The Wall Street Journal reports that the new $217 billion federal highway program may have a problem: with the construction trades already stretched tight, new workers to carry it out may be hard to find. Another problem, noted by USAT in its front-page “cover story,” is that new highway construction is apt to raise to “epidemic” proportions an already high accident rate among rock quarry workers. This could be avoided, the paper notes, by a few hours of training for new hires. But there’s a catch: federal law prohibits enforcing safety training rules at quarries. (This brute fact is reminiscent of the paper’s recent story about how you can’t sue your HMO.) The provision has been kept in place, says the story, by a stone industry that gives millions to congressional campaigns.

The WSJ flags its Motorola earnings story with “Motorola Surprises Analysts, Posting Slim Operating Profit,” while the WP goes the other way with “Motorola Reports Earnings Plunge/2nd-Quarter Operating Profit Negligible.”

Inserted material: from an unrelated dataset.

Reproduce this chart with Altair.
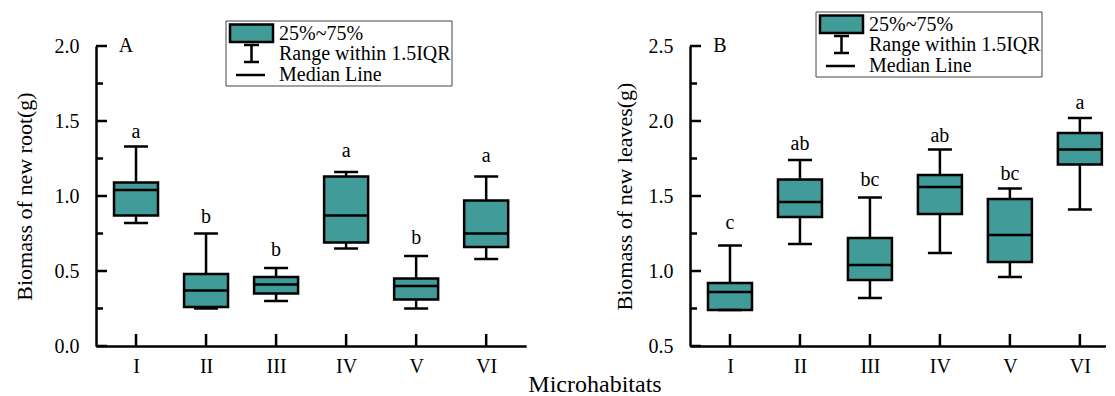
import json
import altair as alt
import pandas as pd

# ---------------- data ----------------
categories = ["I", "II", "III", "IV", "V", "VI"]

# Panel A: biomass of new root (g)
root_whisker_high = [1.33, 0.75, 0.52, 1.16, 0.60, 1.13]
root_q3 = [1.09, 0.48, 0.46, 1.13, 0.45, 0.97]
root_median = [1.04, 0.37, 0.41, 0.87, 0.40, 0.75]
root_q1 = [0.87, 0.26, 0.35, 0.69, 0.31, 0.66]
root_whisker_low = [0.82, 0.25, 0.30, 0.65, 0.25, 0.58]
root_letters = ["a", "b", "b", "a", "b", "a"]
root_letter_y = [1.39, 0.82, 0.60, 1.26, 0.68, 1.23]

# Panel B: biomass of new leaves (g)
leaf_whisker_high = [1.17, 1.74, 1.49, 1.81, 1.55, 2.02]
leaf_q3 = [0.92, 1.61, 1.22, 1.64, 1.48, 1.92]
leaf_median = [0.86, 1.46, 1.04, 1.56, 1.24, 1.81]
leaf_q1 = [0.74, 1.36, 0.94, 1.38, 1.06, 1.71]
leaf_whisker_low = [0.74, 1.18, 0.82, 1.12, 0.96, 1.41]
leaf_letters = ["c", "ab", "bc", "ab", "bc", "a"]
leaf_letter_y = [1.28, 1.81, 1.57, 1.86, 1.61, 2.08]

root_major = [0.0, 0.5, 1.0, 1.5, 2.0]
root_minor = [0.25, 0.75, 1.25, 1.75]
leaf_major = [0.5, 1.0, 1.5, 2.0, 2.5]
leaf_minor = [0.75, 1.25, 1.75, 2.25]

legend_labels = ["25%~75%", "Range within 1.5IQR", "Median Line"]
x_title = "Microhabitats"

# ---------------- styles ----------------
FONT = "Liberation Serif"
TEAL = "#419b98"
H = 300
BAND = 71.7
BOX_W = 44
CAP_W = 24
LW = 2.5


def panel(whi, q3, med, q1, wlo, letters, letter_y, ydom, major, minor,
          ytitle, title_x, plabel, legend_xy, xdom, show_xtitle):
    width = (xdom[1] - xdom[0]) * BAND
    df = pd.DataFrame({
        "idx": list(range(1, len(categories) + 1)),
        "cat": categories,
        "whi": whi, "q3": q3, "med": med, "q1": q1, "wlo": wlo,
        "letter": letters, "ly": letter_y,
    })
    xaxis = alt.Axis(values=list(range(1, len(categories) + 1)),
                     labelExpr=f"{json.dumps(categories)}[datum.value - 1]",
                     title=None, ticks=False, labelPadding=10, labelFontSize=20,
                     domainWidth=LW, grid=False, labelFlush=False)
    yaxis = alt.Axis(values=major, format=".1f", ticks=False, labelPadding=17,
                     labelFontSize=20, title=ytitle, titleX=title_x, titleY=H / 2,
                     titleAngle=270, titleBaseline="middle", titleAlign="center",
                     titleFontSize=22, titleFontWeight="normal",
                     domainWidth=LW, grid=False)
    xs = alt.Scale(domain=xdom, nice=False, zero=False)
    ys = alt.Scale(domain=ydom, nice=False, zero=False)

    def X(f="idx"):
        return alt.X(f"{f}:Q", scale=xs, axis=xaxis)

    def Y(f):
        return alt.Y(f"{f}:Q", scale=ys, axis=yaxis)

    base = alt.Chart(df)
    whisk = base.mark_rule(color="black", strokeWidth=LW).encode(
        x=X(), y=Y("wlo"), y2="whi:Q")
    box = base.mark_bar(size=BOX_W, fill=TEAL, stroke="black", strokeWidth=LW,
                        orient="vertical").encode(x=X(), y=Y("q1"), y2="q3:Q")
    median = base.mark_tick(orient="horizontal", size=BOX_W, thickness=LW,
                            color="black", opacity=1).encode(x=X(), y=Y("med"))
    cap_hi = base.mark_tick(orient="horizontal", size=CAP_W, thickness=LW,
                            color="black", opacity=1).encode(x=X(), y=Y("whi"))
    cap_lo = base.mark_tick(orient="horizontal", size=CAP_W, thickness=LW,
                            color="black", opacity=1).encode(x=X(), y=Y("wlo"))
    lets = base.mark_text(font=FONT, fontSize=20, baseline="alphabetic",
                          color="black").encode(x=X(), y=Y("ly"), text="letter:N")

    majdf = pd.DataFrame({"v": major})
    mindf = pd.DataFrame({"v": minor})
    ymaj = alt.Chart(majdf).mark_rule(color="black", strokeWidth=LW).encode(
        y=Y("v"), x=alt.value(0), x2=alt.value(11))
    ymin = alt.Chart(mindf).mark_rule(color="black", strokeWidth=LW).encode(
        y=Y("v"), x=alt.value(0), x2=alt.value(7))
    xtk = base.mark_rule(color="black", strokeWidth=LW).encode(
        x=X(), y=alt.value(H), y2=alt.value(H - 12))

    one = pd.DataFrame({"t": [plabel]})
    lab = alt.Chart(one).mark_text(font=FONT, fontSize=20, baseline="middle",
                                   align="center", color="black").encode(
        x=alt.value(30), y=alt.value(0), text="t:N")

    lx, ly = legend_xy
    lbox = alt.Chart(one).mark_rect(fill="white", stroke="#444444", strokeWidth=1).encode(
        x=alt.value(lx), x2=alt.value(lx + 226), y=alt.value(ly), y2=alt.value(ly + 65))
    lsw = alt.Chart(one).mark_rect(fill=TEAL, stroke="black", strokeWidth=LW).encode(
        x=alt.value(lx + 4), x2=alt.value(lx + 47), y=alt.value(ly + 3.5), y2=alt.value(ly + 21))
    lw1 = alt.Chart(one).mark_rule(color="black", strokeWidth=LW).encode(
        x=alt.value(lx + 25.5), y=alt.value(ly + 24), y2=alt.value(ly + 41))
    lw2 = alt.Chart(one).mark_rule(color="black", strokeWidth=LW).encode(
        x=alt.value(lx + 18), x2=alt.value(lx + 33), y=alt.value(ly + 24))
    lw3 = alt.Chart(one).mark_rule(color="black", strokeWidth=LW).encode(
        x=alt.value(lx + 18), x2=alt.value(lx + 33), y=alt.value(ly + 41))
    lmed = alt.Chart(one).mark_rule(color="black", strokeWidth=LW).encode(
        x=alt.value(lx + 10), x2=alt.value(lx + 39), y=alt.value(ly + 54))
    ltexts = []
    for txt, dy in zip(legend_labels, [12.5, 32.5, 54]):
        ltexts.append(alt.Chart(pd.DataFrame({"t": [txt]})).mark_text(
            font=FONT, fontSize=20, align="left", baseline="middle", color="black").encode(
            x=alt.value(lx + 53), y=alt.value(ly + dy), text="t:N"))

    layers = [whisk, box, median, cap_hi, cap_lo, lets, ymaj, ymin, xtk, lab,
              lbox, lsw, lw1, lw2, lw3, lmed] + ltexts
    if show_xtitle:
        xt = alt.Chart(pd.DataFrame({"t": [x_title]})).mark_text(
            font=FONT, fontSize=24, align="center", baseline="alphabetic",
            color="black").encode(x=alt.value(499), y=alt.value(346), text="t:N")
        layers.append(xt)
    return alt.layer(*layers).properties(width=width, height=H)


left = panel(root_whisker_high, root_q3, root_median, root_q1, root_whisker_low,
             root_letters, root_letter_y, [0, 2], root_major, root_minor,
             "Biomass of new root(g)", -72, "A", (130, -25), [0.5, 6.5], True)
right = panel(leaf_whisker_high, leaf_q3, leaf_median, leaf_q1, leaf_whisker_low,
              leaf_letters, leaf_letter_y, [0.5, 2.5], leaf_major, leaf_minor,
              "Biomass of new leaves(g)", -66, "B", (126, -34), [0.5, 6.3], False)

chart = alt.hconcat(left, right, spacing=163, bounds="flush").properties(
    padding={"left": 5, "top": 3, "right": 0, "bottom": 0}
).configure_view(stroke=None).configure_axis(
    grid=False, labelFont=FONT, titleFont=FONT, labelColor="black",
    titleColor="black", domainColor="black"
).configure_text(font=FONT)

chart.save("out.html", embed_options={"renderer": "svg", "actions": False})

“Today’s Papers” is sentencing itself to the Dept. of Corrections for two recent infractions. 1) Yesterday’s column asserted that since running a story about a Pakistani claiming to have inside knowledge of his country’s nuclear war plans against India, USAT has not revisited the story even though both the NYT and WP have reported that the man is likely a fraud. In fact, the paper has run two stories reporting on the erosion of the man’s credibility. The stories ran inside, but during a visit to the USAT newsroom, “Today’s Papers” was assured that if and when the paper issues a full retraction, it will appear, as per USAT policy, on the front page where the original story ran. 2) Last week, TP stated that Bill and Hillary have never owned a home. Several real estate-oriented readers have pointed out that this is not true–for a few years in the early 80s they did.

Yesterday, the NYT editorialized that it was inconceivable that Roy Rogers and John Wayne ever appear in the same movie. Today the paper admits it is conceivable, because it’s actual: the two starred together in “Dark Command.”